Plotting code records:
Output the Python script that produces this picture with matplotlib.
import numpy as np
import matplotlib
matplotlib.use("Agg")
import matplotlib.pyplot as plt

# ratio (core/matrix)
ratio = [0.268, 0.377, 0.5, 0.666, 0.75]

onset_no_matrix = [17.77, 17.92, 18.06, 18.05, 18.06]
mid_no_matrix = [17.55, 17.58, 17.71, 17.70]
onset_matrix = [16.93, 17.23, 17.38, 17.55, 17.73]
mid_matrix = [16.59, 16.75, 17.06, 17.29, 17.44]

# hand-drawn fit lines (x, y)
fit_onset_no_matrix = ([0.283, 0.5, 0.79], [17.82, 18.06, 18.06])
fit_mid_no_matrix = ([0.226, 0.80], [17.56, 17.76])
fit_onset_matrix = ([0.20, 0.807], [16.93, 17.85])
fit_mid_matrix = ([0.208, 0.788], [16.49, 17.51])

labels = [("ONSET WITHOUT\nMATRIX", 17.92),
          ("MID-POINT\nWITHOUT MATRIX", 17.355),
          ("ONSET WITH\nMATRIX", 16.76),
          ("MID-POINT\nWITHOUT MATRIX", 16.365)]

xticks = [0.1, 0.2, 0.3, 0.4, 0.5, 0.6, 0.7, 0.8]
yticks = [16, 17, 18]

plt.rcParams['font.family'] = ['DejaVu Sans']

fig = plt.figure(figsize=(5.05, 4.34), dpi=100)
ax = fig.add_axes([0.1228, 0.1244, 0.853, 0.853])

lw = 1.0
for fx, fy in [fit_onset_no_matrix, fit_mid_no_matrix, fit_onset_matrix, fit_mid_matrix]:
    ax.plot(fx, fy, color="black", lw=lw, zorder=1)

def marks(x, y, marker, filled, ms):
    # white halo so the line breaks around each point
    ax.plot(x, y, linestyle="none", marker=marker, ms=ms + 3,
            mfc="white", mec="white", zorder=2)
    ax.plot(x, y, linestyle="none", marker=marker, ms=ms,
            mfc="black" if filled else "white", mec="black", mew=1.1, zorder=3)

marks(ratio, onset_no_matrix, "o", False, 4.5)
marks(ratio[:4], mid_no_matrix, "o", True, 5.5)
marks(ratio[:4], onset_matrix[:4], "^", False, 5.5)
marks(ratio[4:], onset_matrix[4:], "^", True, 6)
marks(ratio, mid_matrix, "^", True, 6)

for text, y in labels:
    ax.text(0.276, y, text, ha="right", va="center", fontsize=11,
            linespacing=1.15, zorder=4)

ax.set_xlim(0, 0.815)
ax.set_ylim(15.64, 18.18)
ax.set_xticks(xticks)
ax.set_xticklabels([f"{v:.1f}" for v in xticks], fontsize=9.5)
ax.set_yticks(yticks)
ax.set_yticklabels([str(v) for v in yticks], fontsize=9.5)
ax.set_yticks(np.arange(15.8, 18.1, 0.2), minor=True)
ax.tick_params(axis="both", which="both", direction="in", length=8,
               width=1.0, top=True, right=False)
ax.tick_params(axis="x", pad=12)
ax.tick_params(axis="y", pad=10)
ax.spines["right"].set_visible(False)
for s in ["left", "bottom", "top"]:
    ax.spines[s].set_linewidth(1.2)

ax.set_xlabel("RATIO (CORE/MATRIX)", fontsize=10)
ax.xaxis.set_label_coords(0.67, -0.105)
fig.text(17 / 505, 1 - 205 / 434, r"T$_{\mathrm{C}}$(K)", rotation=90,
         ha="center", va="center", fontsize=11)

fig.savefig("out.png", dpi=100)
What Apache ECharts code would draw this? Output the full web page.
==
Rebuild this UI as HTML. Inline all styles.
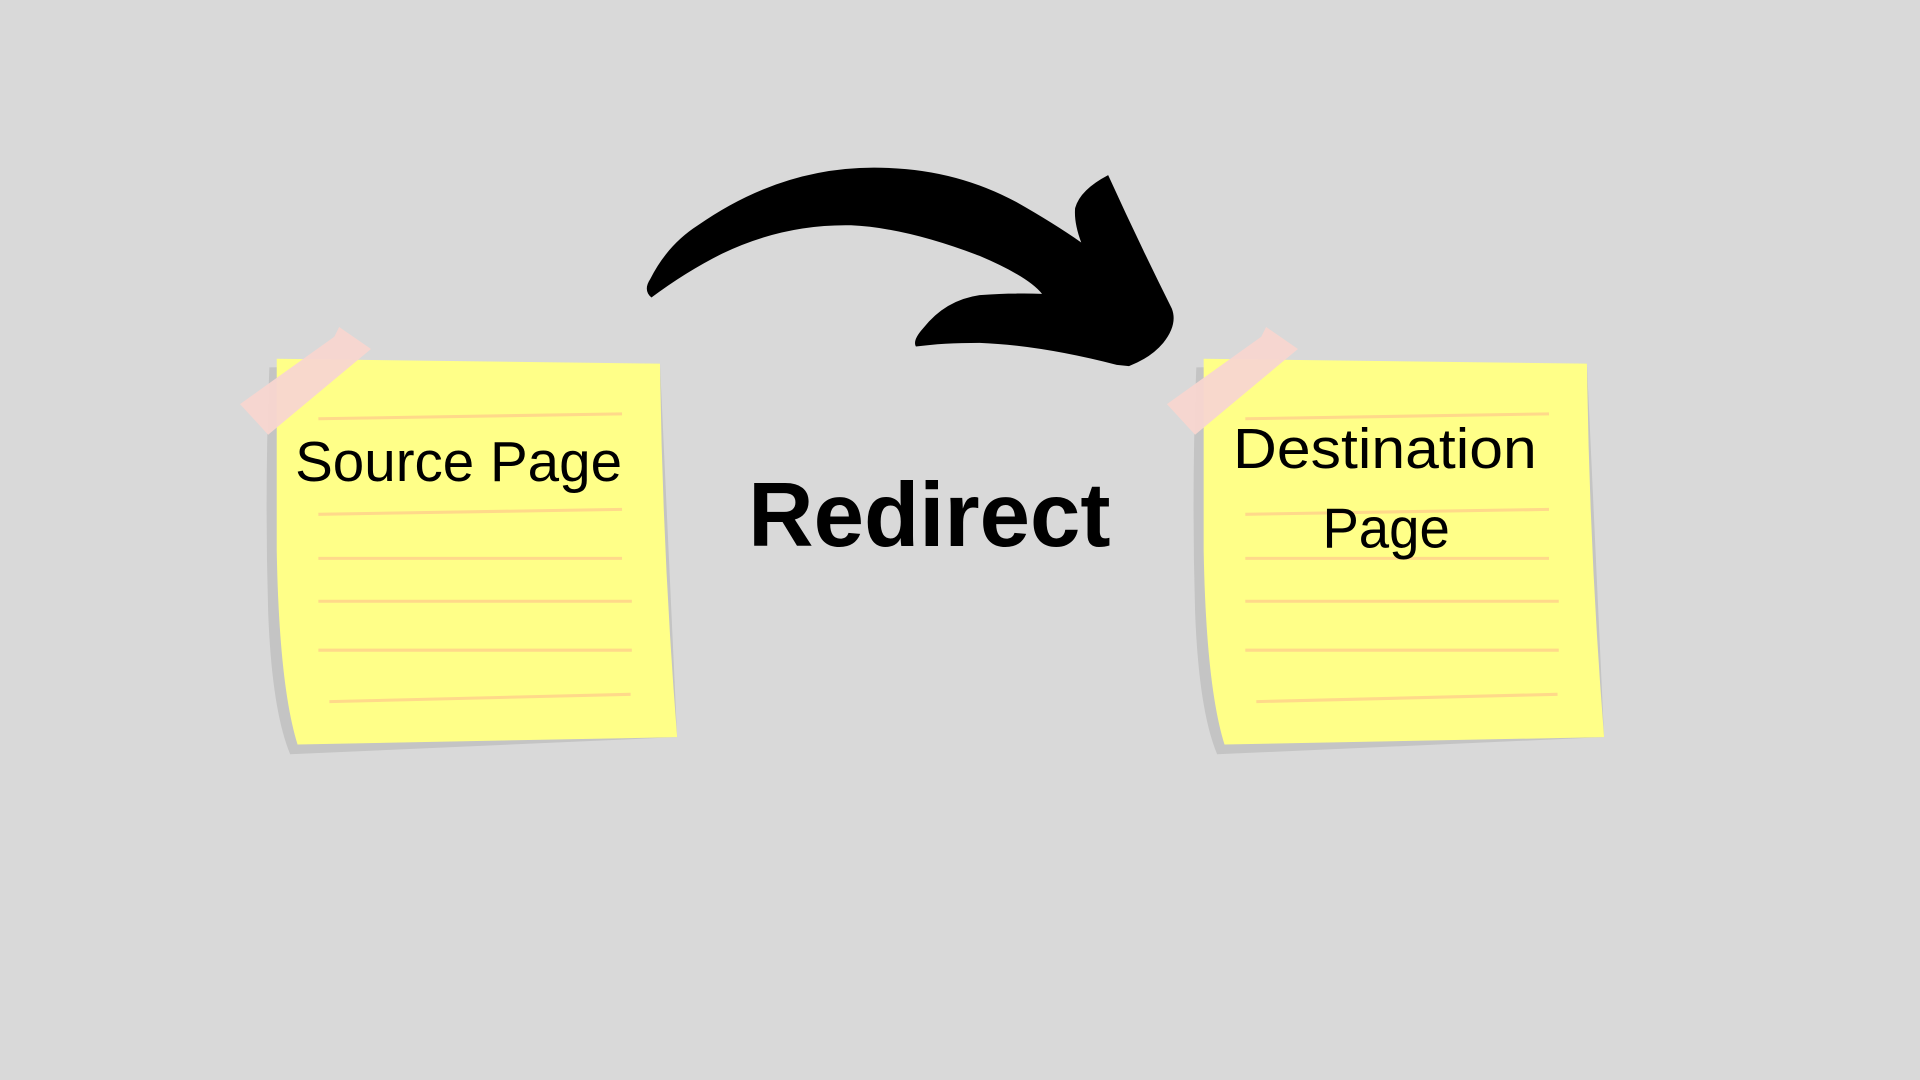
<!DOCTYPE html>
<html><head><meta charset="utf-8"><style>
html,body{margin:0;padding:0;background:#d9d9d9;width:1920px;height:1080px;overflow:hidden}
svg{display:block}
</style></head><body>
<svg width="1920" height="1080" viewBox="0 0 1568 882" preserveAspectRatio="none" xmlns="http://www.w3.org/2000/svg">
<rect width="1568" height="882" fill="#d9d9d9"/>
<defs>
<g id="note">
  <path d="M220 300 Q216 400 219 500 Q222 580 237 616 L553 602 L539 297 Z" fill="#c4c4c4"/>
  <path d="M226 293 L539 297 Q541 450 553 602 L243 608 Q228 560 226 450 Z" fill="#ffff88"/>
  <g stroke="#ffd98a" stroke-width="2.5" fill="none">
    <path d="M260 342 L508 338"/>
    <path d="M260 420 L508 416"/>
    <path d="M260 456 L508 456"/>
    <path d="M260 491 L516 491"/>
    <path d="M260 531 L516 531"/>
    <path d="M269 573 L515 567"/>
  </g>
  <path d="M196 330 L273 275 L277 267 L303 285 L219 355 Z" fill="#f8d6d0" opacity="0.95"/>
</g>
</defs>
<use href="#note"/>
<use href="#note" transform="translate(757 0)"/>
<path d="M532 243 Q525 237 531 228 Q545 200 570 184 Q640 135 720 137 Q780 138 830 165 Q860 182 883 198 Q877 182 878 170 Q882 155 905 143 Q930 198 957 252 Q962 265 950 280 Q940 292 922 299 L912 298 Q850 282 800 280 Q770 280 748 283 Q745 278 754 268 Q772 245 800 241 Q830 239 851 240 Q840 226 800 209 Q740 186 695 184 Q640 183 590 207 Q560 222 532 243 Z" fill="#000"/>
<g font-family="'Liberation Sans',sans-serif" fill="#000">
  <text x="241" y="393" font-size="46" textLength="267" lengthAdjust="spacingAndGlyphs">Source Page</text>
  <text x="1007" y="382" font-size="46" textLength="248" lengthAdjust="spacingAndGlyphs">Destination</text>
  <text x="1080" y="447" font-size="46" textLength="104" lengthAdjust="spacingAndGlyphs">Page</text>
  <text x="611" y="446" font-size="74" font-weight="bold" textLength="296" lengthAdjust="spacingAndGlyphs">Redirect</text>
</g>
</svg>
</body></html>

Short task
Only the lines from the one with "Rebuild this UI as HTML. Inline all styles." down to the one with "</body></html>" belong in your copy, both ends included; write them out exactly and skip any pictures.

Exercise response
Rebuild this UI as HTML. Inline all styles.
<!DOCTYPE html>
<html><head><meta charset="utf-8"><style>
html,body{margin:0;padding:0;background:#d9d9d9;width:1920px;height:1080px;overflow:hidden}
svg{display:block}
</style></head><body>
<svg width="1920" height="1080" viewBox="0 0 1568 882" preserveAspectRatio="none" xmlns="http://www.w3.org/2000/svg">
<rect width="1568" height="882" fill="#d9d9d9"/>
<defs>
<g id="note">
  <path d="M220 300 Q216 400 219 500 Q222 580 237 616 L553 602 L539 297 Z" fill="#c4c4c4"/>
  <path d="M226 293 L539 297 Q541 450 553 602 L243 608 Q228 560 226 450 Z" fill="#ffff88"/>
  <g stroke="#ffd98a" stroke-width="2.5" fill="none">
    <path d="M260 342 L508 338"/>
    <path d="M260 420 L508 416"/>
    <path d="M260 456 L508 456"/>
    <path d="M260 491 L516 491"/>
    <path d="M260 531 L516 531"/>
    <path d="M269 573 L515 567"/>
  </g>
  <path d="M196 330 L273 275 L277 267 L303 285 L219 355 Z" fill="#f8d6d0" opacity="0.95"/>
</g>
</defs>
<use href="#note"/>
<use href="#note" transform="translate(757 0)"/>
<path d="M532 243 Q525 237 531 228 Q545 200 570 184 Q640 135 720 137 Q780 138 830 165 Q860 182 883 198 Q877 182 878 170 Q882 155 905 143 Q930 198 957 252 Q962 265 950 280 Q940 292 922 299 L912 298 Q850 282 800 280 Q770 280 748 283 Q745 278 754 268 Q772 245 800 241 Q830 239 851 240 Q840 226 800 209 Q740 186 695 184 Q640 183 590 207 Q560 222 532 243 Z" fill="#000"/>
<g font-family="'Liberation Sans',sans-serif" fill="#000">
  <text x="241" y="393" font-size="46" textLength="267" lengthAdjust="spacingAndGlyphs">Source Page</text>
  <text x="1007" y="382" font-size="46" textLength="248" lengthAdjust="spacingAndGlyphs">Destination</text>
  <text x="1080" y="447" font-size="46" textLength="104" lengthAdjust="spacingAndGlyphs">Page</text>
  <text x="611" y="446" font-size="74" font-weight="bold" textLength="296" lengthAdjust="spacingAndGlyphs">Redirect</text>
</g>
</svg>
</body></html>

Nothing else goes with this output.